CHALLENGE:
Reproduce the listing word for word, leaving every picture behind.

[Charts and diagrams as code]
>> BEGIN

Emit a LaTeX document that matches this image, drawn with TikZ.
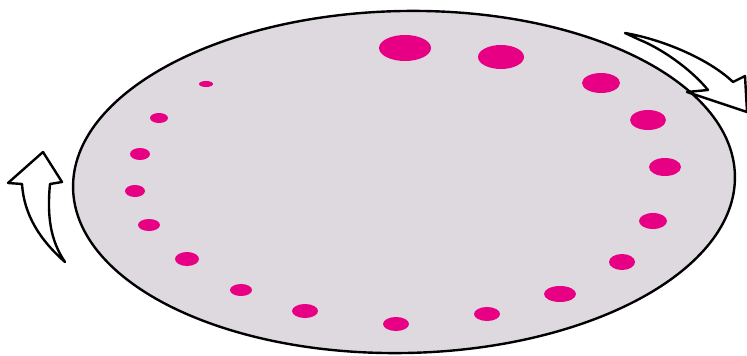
\documentclass[tikz,border=0pt]{standalone}
\definecolor{disc}{RGB}{221,217,223}
\definecolor{spot}{RGB}{232,0,132}
\begin{document}
\begin{tikzpicture}[x=1pt,y=-1pt,
  spotst/.style={fill=spot},
  outl/.style={draw=black,line width=2.4pt,line join=round}]
\useasboundingbox (0,0) rectangle (747,356);
\fill[white] (0,0) rectangle (747,356);
\clip (0,0) rectangle (747,356);
% disc
\begin{scope}[shift={(404,182)},rotate=1.1]
  \filldraw[fill=disc,line width=2.4pt] (0,0) ellipse [x radius=331,y radius=171];
\end{scope}
% spots
\foreach \cx/\cy/\rx/\ry in {
  405/48/26/13, 501/57/23/12, 601/83/19/10, 648/120/18/10,
  665/167/16/9, 653/221/14/8, 622/262/13/8, 560/294/16/8,
  487/314/13/7, 396/324/13/7, 305/311/13/7, 241/290/11/6,
  187/259/12/7, 149/225/11/6, 135/191/10/6, 140/154/10/6,
  159/118/9/5, 206/84/7/3}
  \fill[spotst] (\cx,\cy) ellipse [x radius=\rx,y radius=\ry];
% right rotation arrow
\draw[outl,fill=white] (625,33) .. controls (665,40) and (710,60) .. (733,82)
  -- (745,76) -- (747,112) -- (687,92) -- (708,90)
  .. controls (690,68) and (660,48) .. (640,40) -- cycle;
% left rotation arrow
\draw[outl,fill=white] (65,262) .. controls (40,240) and (24,215) .. (22,184)
  -- (8,183) -- (43,152) -- (62,182) -- (50,184)
  .. controls (47,215) and (50,240) .. (65,262) -- cycle;
\end{tikzpicture}
\end{document}
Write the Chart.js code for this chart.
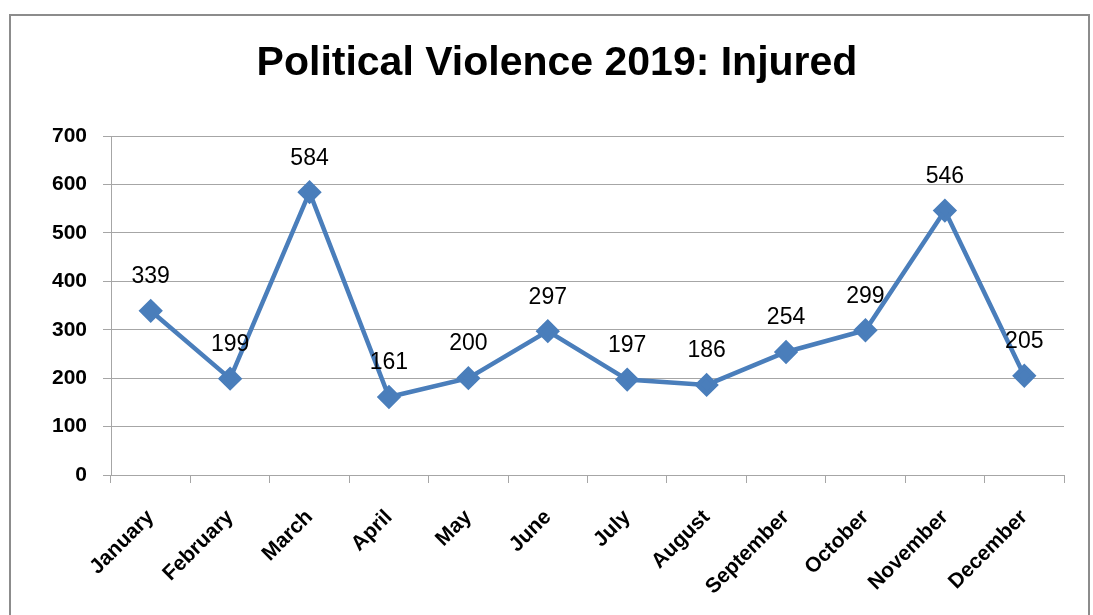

>> END

TASK RESPONSE:
Emit a LaTeX document that matches this image, drawn with TikZ.
\documentclass[tikz,border=0pt]{standalone}
\definecolor{disc}{RGB}{221,217,223}
\definecolor{spot}{RGB}{232,0,132}
\begin{document}
\begin{tikzpicture}[x=1pt,y=-1pt,
  spotst/.style={fill=spot},
  outl/.style={draw=black,line width=2.4pt,line join=round}]
\useasboundingbox (0,0) rectangle (747,356);
\fill[white] (0,0) rectangle (747,356);
\clip (0,0) rectangle (747,356);
% disc
\begin{scope}[shift={(404,182)},rotate=1.1]
  \filldraw[fill=disc,line width=2.4pt] (0,0) ellipse [x radius=331,y radius=171];
\end{scope}
% spots
\foreach \cx/\cy/\rx/\ry in {
  405/48/26/13, 501/57/23/12, 601/83/19/10, 648/120/18/10,
  665/167/16/9, 653/221/14/8, 622/262/13/8, 560/294/16/8,
  487/314/13/7, 396/324/13/7, 305/311/13/7, 241/290/11/6,
  187/259/12/7, 149/225/11/6, 135/191/10/6, 140/154/10/6,
  159/118/9/5, 206/84/7/3}
  \fill[spotst] (\cx,\cy) ellipse [x radius=\rx,y radius=\ry];
% right rotation arrow
\draw[outl,fill=white] (625,33) .. controls (665,40) and (710,60) .. (733,82)
  -- (745,76) -- (747,112) -- (687,92) -- (708,90)
  .. controls (690,68) and (660,48) .. (640,40) -- cycle;
% left rotation arrow
\draw[outl,fill=white] (65,262) .. controls (40,240) and (24,215) .. (22,184)
  -- (8,183) -- (43,152) -- (62,182) -- (50,184)
  .. controls (47,215) and (50,240) .. (65,262) -- cycle;
\end{tikzpicture}
\end{document}
Write the Chart.js code for this chart.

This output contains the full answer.